New York City Mayor Eric Adams announced that the city has received a $7.25 million federal grant to plan for a major expansion of the greenway network across the five boroughs, with a focus on historically underserved, lower-income communities that lack access to affordable transportation and job opportunities. The funding comes from a U.S. Department of Transportation (USDOT) Rebuilding American Infrastructure with Sustainability and Equity (RAISE) grant and will be used to develop a comprehensive vision plan to fill critical gaps in the city’s greenway network, improve cyclist and pedestrian safety with improved infrastructure, and enhance quality of life with green transportation options and greater waterfront access.

“All New Yorkers deserve access to our beautiful greenways, and we’re making that happen thanks to millions in federal funding,” said Mayor Adams. “This grant will help us do the necessary planning to make the city greener and more bike-friendly in the communities that most need that infrastructure. Thank you to USDOT, Senator Schumer, and all our partners in New York and Washington for helping to ‘Get Stuff Done’ for New Yorkers.”

With the new funding, NYCDOT, NYC Parks, and NYCEDC will together create the city’s first comprehensive greenway vision plan in 30 years to guide future projects and track cycling growth and related trends. As part of that vision plan, the city will work to identify approximately five planned “Early Action” corridors across the five boroughs — prioritizing low- and moderate-income communities outside of Manhattan — and conduct robust planning studies for each to prepare the projects for funding and implementation. These new corridors would complement NYCDOT’s network of on-street bike lanes and NYC Parks’ public open spaces by dedicating more space to walking and cycling. The vision plan and corridor studies would include robust public engagement processes and would be developed in close collaboration with communities and key stakeholders, including the NYC Greenways Coalition.

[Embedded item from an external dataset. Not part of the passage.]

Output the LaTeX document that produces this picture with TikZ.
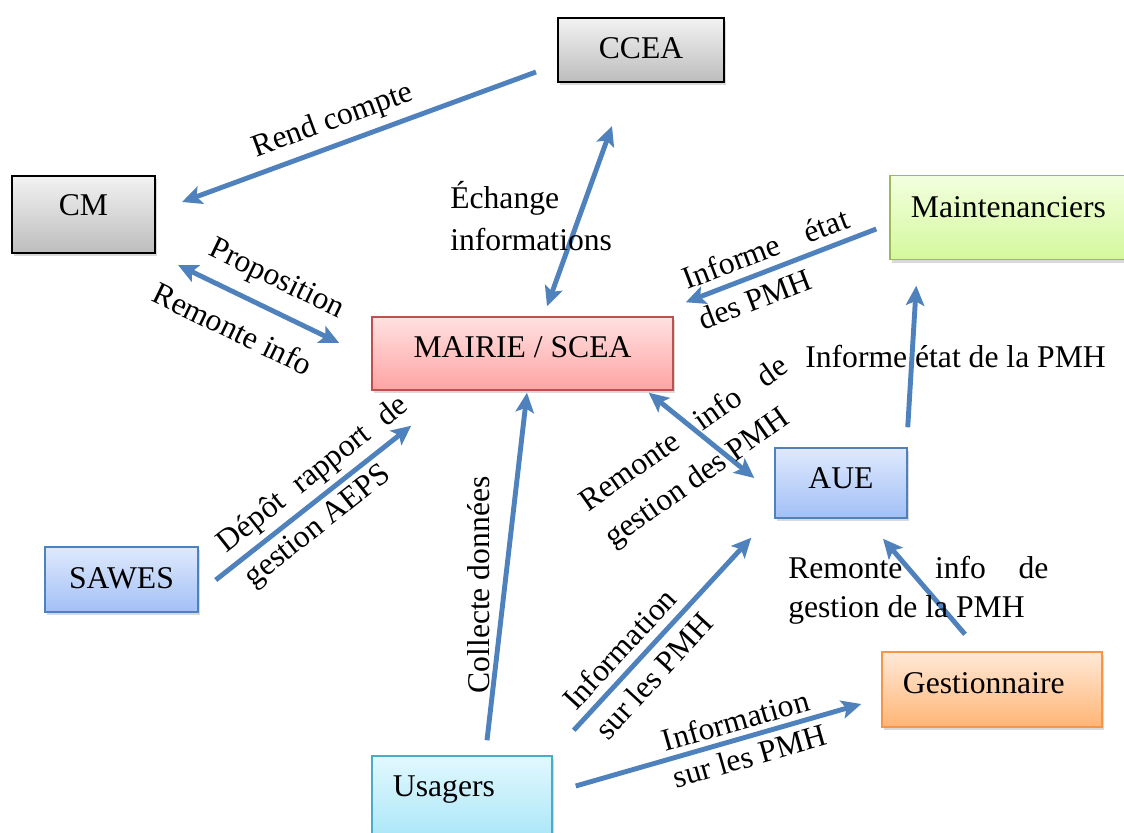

The new greenway vision planning process follows a $47.6 million investment by Mayor Adams to complete six projects that will improve existing greenway routes in central Queens and along Brooklyn’s southwest shoreline through NYC Parks’ “Destination: Greenways!” plan. The city is simultaneously working to fill five key gaps in the Manhattan Waterfront Greenway in Inwood, Harlem, East Harlem, and East Midtown, representing an investment of over $1 billion. The first of these projects — the East Midtown Greenway, from East 53rd Street to East 61st Street — is expected to be completed in 2023.

Congressmember Adriano Espaillat noted: “I have long championed expansion of the New York City Greenway network, and I am delighted to help bring this significant level of federal funding and support through the Department of Transportation to move this project closer to the finish line,” said U.S. Representative Adriano Espaillat. “After decades of neglect, communities throughout my district look forward to the development of the Harlem River Greenway to bring new open space, waterfront access, and a renewed seawall to the communities of Upper Manhattan — from East Harlem to Inwood. This grant funding is a win for our community and the families who call New York City home.”